TASK BRIEF:
Output exactly the lines from the first line of the records below through the line containing "end angle=540, radius=82];", both included, leaving out any pictures.

DATA FOR THE TASK:
··········

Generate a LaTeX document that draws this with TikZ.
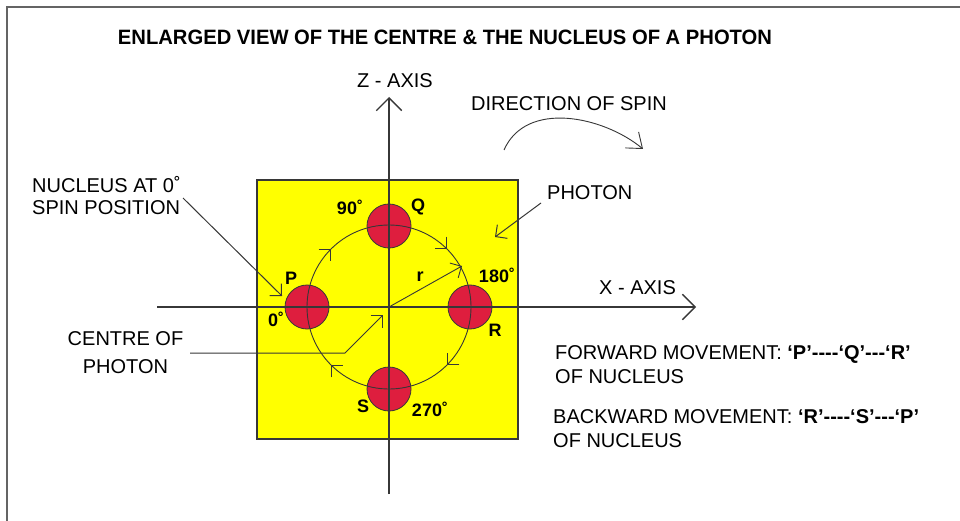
\documentclass[tikz,border=0pt]{standalone}
\usepackage{fontspec}
\setmainfont{Liberation Sans}
\usetikzlibrary{arrows.meta,decorations.markings}
\definecolor{nucred}{RGB}{222,30,62}
\definecolor{ylw}{RGB}{255,255,0}
\definecolor{axisgray}{RGB}{55,55,55}
\definecolor{framegray}{RGB}{100,100,100}
\begin{document}
\begin{tikzpicture}[x=1pt,y=-1pt,
  txt/.style={inner sep=0pt, font=\fontsize{20}{24}\selectfont, text height=14.3pt, text depth=0pt},
  btxt/.style={inner sep=0pt, font=\fontsize{18}{22}\selectfont\bfseries, text height=12.9pt, text depth=0pt},
  nucleus/.style={circle, draw=axisgray, line width=0.8pt, fill=nucred, minimum size=44pt, inner sep=0pt},
  axisline/.style={draw=axisgray, line width=1.3pt, -{Straight Barb[angle=90:18pt]}},
  pointer/.style={draw=axisgray, line width=1pt, -{Straight Barb[angle=90:12pt]}},
  orbit/.style={draw=axisgray, line width=0.9pt,
    postaction={decorate},
    decoration={markings,
      mark=at position 0.125 with {\arrow{Straight Barb[angle=90:12pt]}},
      mark=at position 0.375 with {\arrow{Straight Barb[angle=90:12pt]}},
      mark=at position 0.625 with {\arrow{Straight Barb[angle=90:12pt]}},
      mark=at position 0.875 with {\arrow{Straight Barb[angle=90:12pt]}}}}
]
\useasboundingbox (0,0) rectangle (960,521);
\fill[white] (0,0) rectangle (960,521);
% frame
\coordinate (fbl) at (7,521);
\coordinate (ftl) at (7,7);
\coordinate (ftr) at (960,7);
\draw[framegray, line width=2pt] (fbl) -- (ftl) -- (ftr);

% title
\node[inner sep=0pt] (title) at (445,37) {\resizebox{654pt}{14.5pt}{\bfseries ENLARGED VIEW OF THE CENTRE \& THE NUCLEUS OF A PHOTON}};

% photon square
\node[draw=axisgray, line width=1.2pt, fill=ylw, minimum width=261pt, minimum height=259pt, inner sep=0pt] (photon) at (387.5,309.5) {};

% nuclei
\node[nucleus] (P) at (307,307) {};
\node[nucleus] (Q) at (389,226) {};
\node[nucleus] (R) at (470,307) {};
\node[nucleus] (S) at (389,389) {};

% orbit (clockwise on page)
\coordinate (O) at (389,307);
\path[orbit] (307,307) arc[start angle=180, end angle=540, radius=82];

% axes
\coordinate (xs) at (157,307);
\coordinate (xe) at (696,307);
\coordinate (zs) at (389,494);
\coordinate (ze) at (389,97);
\draw[axisline] (xs) -- (xe);
\draw[axisline] (zs) -- (ze);

% radius
\coordinate (rend) at (462,266);
\draw[pointer, line width=0.9pt] (O) -- (rend);
\node[btxt, anchor=base, text height=9pt] (rlab) at (420,281) {r};

% labels near nuclei
\node[btxt] (l90) at (350,208) {90˚};
\node[btxt] (lQ) at (418,205.5) {Q};
\node[btxt] (lP) at (291,278.5) {P};
\node[btxt] (l0) at (276,320) {0˚};
\node[btxt] (l180) at (497,276) {180˚};
\node[btxt] (lR) at (495,330.5) {R};
\node[btxt] (lS) at (363,406.5) {S};
\node[btxt] (l270) at (430,410.5) {270˚};

% axis labels
\node[txt, anchor=west] (zlab) at (357,80) {Z - AXIS};
\node[txt, anchor=west] (xlab) at (599,287) {X - AXIS};

% direction of spin
\node[txt, anchor=west] (spinlab) at (471,103.5) {DIRECTION OF SPIN};
\coordinate (sp1) at (504,150);
\coordinate (sp2) at (643,149);
\draw[draw=axisgray, line width=0.9pt, -{Straight Barb[angle=75:17pt]}] (sp1) .. controls (526,100) and (603,116) .. (sp2);

% photon label
\node[txt, anchor=west] (photlab) at (547,192) {PHOTON};
\coordinate (ph1) at (541,203);
\coordinate (ph2) at (495,237);
\draw[pointer] (ph1) -- (ph2);

% nucleus label
\node[txt, anchor=west] (nuc1) at (32,185.5) {NUCLEUS AT 0˚};
\node[txt, anchor=west] (nuc2) at (32,207.5) {SPIN POSITION};
\coordinate (nc1) at (183,198);
\coordinate (nc2) at (282,296);
\draw[pointer] (nc1) -- (nc2);

% centre label
\node[txt] (cen1) at (125.5,338) {CENTRE OF};
\node[txt] (cen2) at (125.5,366.5) {PHOTON};
\coordinate (cc1) at (190,353);
\coordinate (cc2) at (345,353);
\coordinate (cc3) at (383,315);
\draw[pointer] (cc1) -- (cc2) -- (cc3);

% movements
\node[txt, anchor=west] (fw1) at (555,352) {FORWARD MOVEMENT: \textbf{‘P’-{}-{}-{}-‘Q’-{}-{}-‘R’}};
\node[txt, anchor=west] (fw2) at (555,376) {OF NUCLEUS};
\node[txt, anchor=west] (bw1) at (553,416) {BACKWARD MOVEMENT: \textbf{‘R’-{}-{}-{}-‘S’-{}-{}-‘P’}};
\node[txt, anchor=west] (bw2) at (553,440) {OF NUCLEUS};
\end{tikzpicture}
\end{document}
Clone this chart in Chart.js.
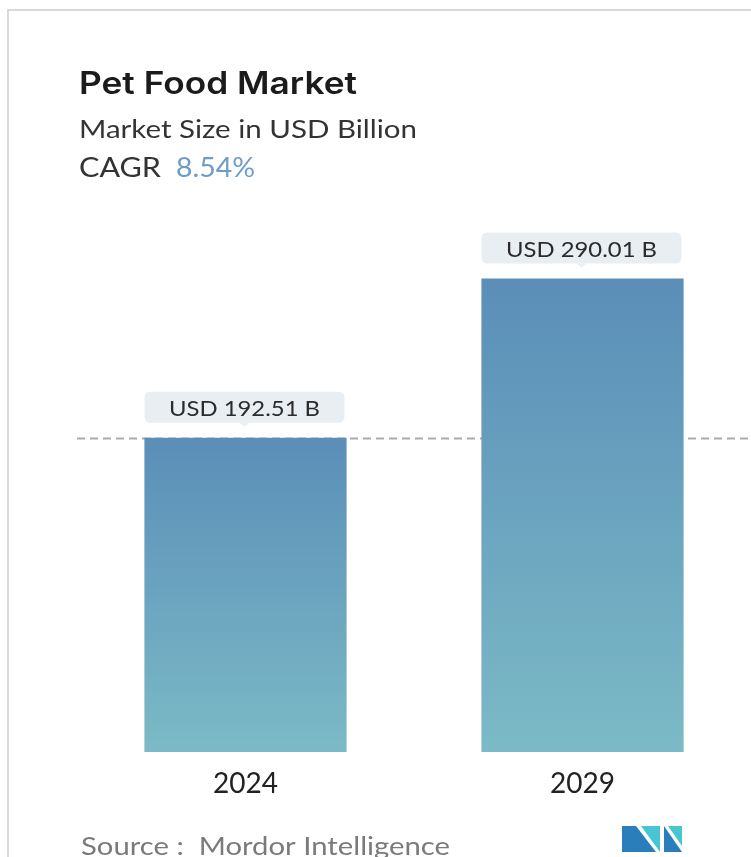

··········

EXERCISE RESPONSE:
Generate a LaTeX document that draws this with TikZ.
\documentclass[tikz,border=0pt]{standalone}
\usepackage{fontspec}
\setmainfont{Liberation Sans}
\usetikzlibrary{arrows.meta,decorations.markings}
\definecolor{nucred}{RGB}{222,30,62}
\definecolor{ylw}{RGB}{255,255,0}
\definecolor{axisgray}{RGB}{55,55,55}
\definecolor{framegray}{RGB}{100,100,100}
\begin{document}
\begin{tikzpicture}[x=1pt,y=-1pt,
  txt/.style={inner sep=0pt, font=\fontsize{20}{24}\selectfont, text height=14.3pt, text depth=0pt},
  btxt/.style={inner sep=0pt, font=\fontsize{18}{22}\selectfont\bfseries, text height=12.9pt, text depth=0pt},
  nucleus/.style={circle, draw=axisgray, line width=0.8pt, fill=nucred, minimum size=44pt, inner sep=0pt},
  axisline/.style={draw=axisgray, line width=1.3pt, -{Straight Barb[angle=90:18pt]}},
  pointer/.style={draw=axisgray, line width=1pt, -{Straight Barb[angle=90:12pt]}},
  orbit/.style={draw=axisgray, line width=0.9pt,
    postaction={decorate},
    decoration={markings,
      mark=at position 0.125 with {\arrow{Straight Barb[angle=90:12pt]}},
      mark=at position 0.375 with {\arrow{Straight Barb[angle=90:12pt]}},
      mark=at position 0.625 with {\arrow{Straight Barb[angle=90:12pt]}},
      mark=at position 0.875 with {\arrow{Straight Barb[angle=90:12pt]}}}}
]
\useasboundingbox (0,0) rectangle (960,521);
\fill[white] (0,0) rectangle (960,521);
% frame
\coordinate (fbl) at (7,521);
\coordinate (ftl) at (7,7);
\coordinate (ftr) at (960,7);
\draw[framegray, line width=2pt] (fbl) -- (ftl) -- (ftr);

% title
\node[inner sep=0pt] (title) at (445,37) {\resizebox{654pt}{14.5pt}{\bfseries ENLARGED VIEW OF THE CENTRE \& THE NUCLEUS OF A PHOTON}};

% photon square
\node[draw=axisgray, line width=1.2pt, fill=ylw, minimum width=261pt, minimum height=259pt, inner sep=0pt] (photon) at (387.5,309.5) {};

% nuclei
\node[nucleus] (P) at (307,307) {};
\node[nucleus] (Q) at (389,226) {};
\node[nucleus] (R) at (470,307) {};
\node[nucleus] (S) at (389,389) {};

% orbit (clockwise on page)
\coordinate (O) at (389,307);
\path[orbit] (307,307) arc[start angle=180, end angle=540, radius=82];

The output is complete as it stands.